DESCRIPTION OF THE TASK: Omit the images, then output each of the records below exactly.

ENTRIES PROVIDED:
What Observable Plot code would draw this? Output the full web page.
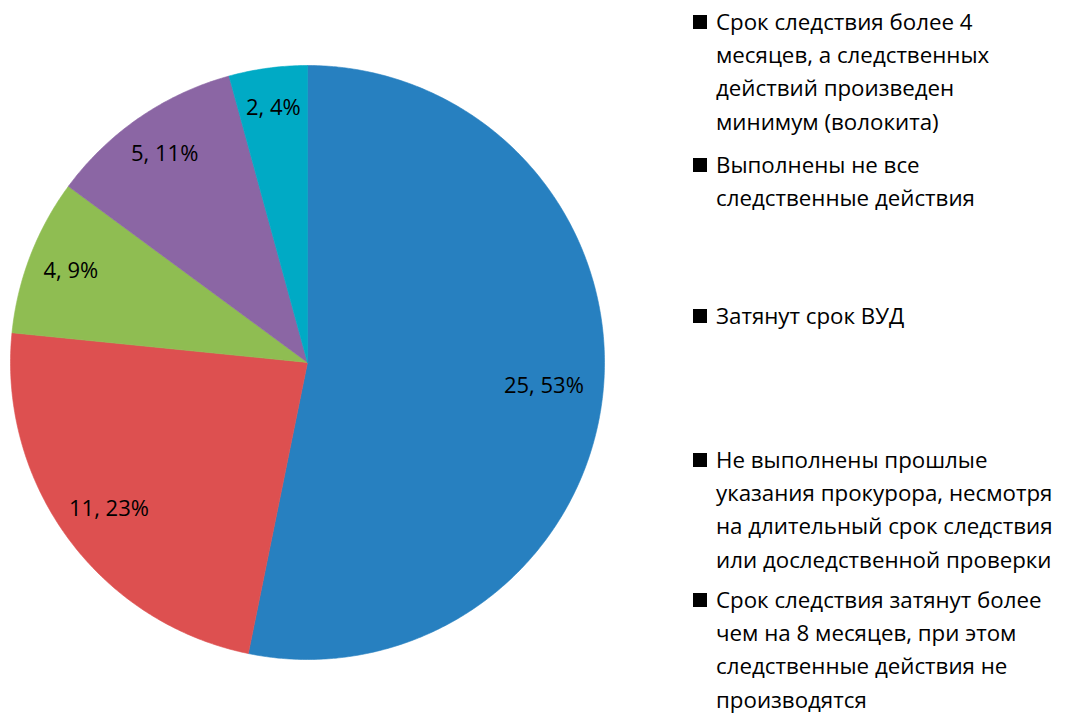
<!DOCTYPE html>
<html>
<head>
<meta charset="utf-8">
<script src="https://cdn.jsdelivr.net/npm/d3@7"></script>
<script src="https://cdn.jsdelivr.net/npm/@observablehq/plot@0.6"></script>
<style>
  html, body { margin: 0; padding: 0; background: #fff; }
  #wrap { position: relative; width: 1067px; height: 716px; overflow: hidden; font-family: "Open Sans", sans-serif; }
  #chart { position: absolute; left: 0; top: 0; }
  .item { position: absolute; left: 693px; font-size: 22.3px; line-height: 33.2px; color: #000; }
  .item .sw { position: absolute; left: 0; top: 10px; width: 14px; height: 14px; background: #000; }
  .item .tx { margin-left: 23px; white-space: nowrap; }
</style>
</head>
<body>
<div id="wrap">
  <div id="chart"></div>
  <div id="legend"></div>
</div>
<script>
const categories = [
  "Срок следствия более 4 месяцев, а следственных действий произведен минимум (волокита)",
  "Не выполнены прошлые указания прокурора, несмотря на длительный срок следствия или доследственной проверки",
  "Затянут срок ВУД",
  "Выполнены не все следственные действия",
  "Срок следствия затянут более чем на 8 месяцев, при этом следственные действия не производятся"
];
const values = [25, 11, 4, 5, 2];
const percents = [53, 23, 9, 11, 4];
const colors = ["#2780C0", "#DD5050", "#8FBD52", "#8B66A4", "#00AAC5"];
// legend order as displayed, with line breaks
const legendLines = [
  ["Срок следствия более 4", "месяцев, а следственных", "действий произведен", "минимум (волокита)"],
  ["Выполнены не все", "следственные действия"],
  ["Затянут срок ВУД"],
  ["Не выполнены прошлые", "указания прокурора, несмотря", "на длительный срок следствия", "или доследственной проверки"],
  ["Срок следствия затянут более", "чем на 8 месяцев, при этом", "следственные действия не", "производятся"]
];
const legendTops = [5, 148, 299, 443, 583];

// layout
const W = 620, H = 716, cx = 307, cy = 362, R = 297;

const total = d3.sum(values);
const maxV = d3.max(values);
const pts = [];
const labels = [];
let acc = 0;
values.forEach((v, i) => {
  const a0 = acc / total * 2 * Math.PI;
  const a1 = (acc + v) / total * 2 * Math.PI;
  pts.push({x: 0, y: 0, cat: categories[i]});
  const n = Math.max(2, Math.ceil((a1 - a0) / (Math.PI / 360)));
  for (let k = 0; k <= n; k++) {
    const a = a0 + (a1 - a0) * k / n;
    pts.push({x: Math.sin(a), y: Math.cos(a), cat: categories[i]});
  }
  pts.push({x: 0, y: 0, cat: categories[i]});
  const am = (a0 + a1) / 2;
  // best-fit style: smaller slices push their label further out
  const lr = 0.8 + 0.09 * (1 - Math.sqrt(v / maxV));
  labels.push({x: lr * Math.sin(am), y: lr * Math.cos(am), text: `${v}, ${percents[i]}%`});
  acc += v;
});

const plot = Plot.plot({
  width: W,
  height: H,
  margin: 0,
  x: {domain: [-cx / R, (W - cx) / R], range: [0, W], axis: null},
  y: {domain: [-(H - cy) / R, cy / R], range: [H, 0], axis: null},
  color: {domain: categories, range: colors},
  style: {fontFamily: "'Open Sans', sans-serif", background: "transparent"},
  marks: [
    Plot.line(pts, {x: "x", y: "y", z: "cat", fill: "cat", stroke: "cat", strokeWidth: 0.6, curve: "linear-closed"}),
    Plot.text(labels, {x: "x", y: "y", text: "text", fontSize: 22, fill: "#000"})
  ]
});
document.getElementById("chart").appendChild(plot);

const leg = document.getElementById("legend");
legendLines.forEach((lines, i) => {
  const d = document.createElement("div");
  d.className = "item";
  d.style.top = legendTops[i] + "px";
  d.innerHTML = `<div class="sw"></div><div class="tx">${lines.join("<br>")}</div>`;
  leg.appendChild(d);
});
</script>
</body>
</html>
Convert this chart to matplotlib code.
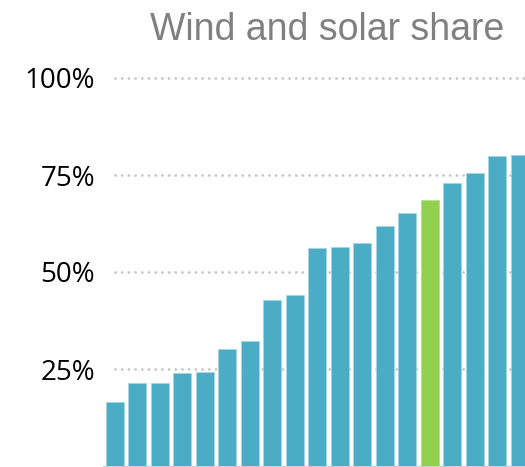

OUTPUT FOR THIS TASK:
What Observable Plot code would draw this? Output the full web page.
<!DOCTYPE html>
<html>
<head>
<meta charset="utf-8">
<script src="https://cdn.jsdelivr.net/npm/d3@7"></script>
<script src="https://cdn.jsdelivr.net/npm/@observablehq/plot@0.6"></script>
<style>
  html, body { margin: 0; padding: 0; background: #fff; }
  #wrap { position: relative; width: 1067px; height: 716px; overflow: hidden; font-family: "Open Sans", sans-serif; }
  #chart { position: absolute; left: 0; top: 0; }
  .item { position: absolute; left: 693px; font-size: 22.3px; line-height: 33.2px; color: #000; }
  .item .sw { position: absolute; left: 0; top: 10px; width: 14px; height: 14px; background: #000; }
  .item .tx { margin-left: 23px; white-space: nowrap; }
</style>
</head>
<body>
<div id="wrap">
  <div id="chart"></div>
  <div id="legend"></div>
</div>
<script>
const categories = [
  "Срок следствия более 4 месяцев, а следственных действий произведен минимум (волокита)",
  "Не выполнены прошлые указания прокурора, несмотря на длительный срок следствия или доследственной проверки",
  "Затянут срок ВУД",
  "Выполнены не все следственные действия",
  "Срок следствия затянут более чем на 8 месяцев, при этом следственные действия не производятся"
];
const values = [25, 11, 4, 5, 2];
const percents = [53, 23, 9, 11, 4];
const colors = ["#2780C0", "#DD5050", "#8FBD52", "#8B66A4", "#00AAC5"];
// legend order as displayed, with line breaks
const legendLines = [
  ["Срок следствия более 4", "месяцев, а следственных", "действий произведен", "минимум (волокита)"],
  ["Выполнены не все", "следственные действия"],
  ["Затянут срок ВУД"],
  ["Не выполнены прошлые", "указания прокурора, несмотря", "на длительный срок следствия", "или доследственной проверки"],
  ["Срок следствия затянут более", "чем на 8 месяцев, при этом", "следственные действия не", "производятся"]
];
const legendTops = [5, 148, 299, 443, 583];

// layout
const W = 620, H = 716, cx = 307, cy = 362, R = 297;

const total = d3.sum(values);
const maxV = d3.max(values);
const pts = [];
const labels = [];
let acc = 0;
values.forEach((v, i) => {
  const a0 = acc / total * 2 * Math.PI;
  const a1 = (acc + v) / total * 2 * Math.PI;
  pts.push({x: 0, y: 0, cat: categories[i]});
  const n = Math.max(2, Math.ceil((a1 - a0) / (Math.PI / 360)));
  for (let k = 0; k <= n; k++) {
    const a = a0 + (a1 - a0) * k / n;
    pts.push({x: Math.sin(a), y: Math.cos(a), cat: categories[i]});
  }
  pts.push({x: 0, y: 0, cat: categories[i]});
  const am = (a0 + a1) / 2;
  // best-fit style: smaller slices push their label further out
  const lr = 0.8 + 0.09 * (1 - Math.sqrt(v / maxV));
  labels.push({x: lr * Math.sin(am), y: lr * Math.cos(am), text: `${v}, ${percents[i]}%`});
  acc += v;
});

const plot = Plot.plot({
  width: W,
  height: H,
  margin: 0,
  x: {domain: [-cx / R, (W - cx) / R], range: [0, W], axis: null},
  y: {domain: [-(H - cy) / R, cy / R], range: [H, 0], axis: null},
  color: {domain: categories, range: colors},
  style: {fontFamily: "'Open Sans', sans-serif", background: "transparent"},
  marks: [
    Plot.line(pts, {x: "x", y: "y", z: "cat", fill: "cat", stroke: "cat", strokeWidth: 0.6, curve: "linear-closed"}),
    Plot.text(labels, {x: "x", y: "y", text: "text", fontSize: 22, fill: "#000"})
  ]
});
document.getElementById("chart").appendChild(plot);

const leg = document.getElementById("legend");
legendLines.forEach((lines, i) => {
  const d = document.createElement("div");
  d.className = "item";
  d.style.top = legendTops[i] + "px";
  d.innerHTML = `<div class="sw"></div><div class="tx">${lines.join("<br>")}</div>`;
  leg.appendChild(d);
});
</script>
</body>
</html>
Convert this chart to matplotlib code.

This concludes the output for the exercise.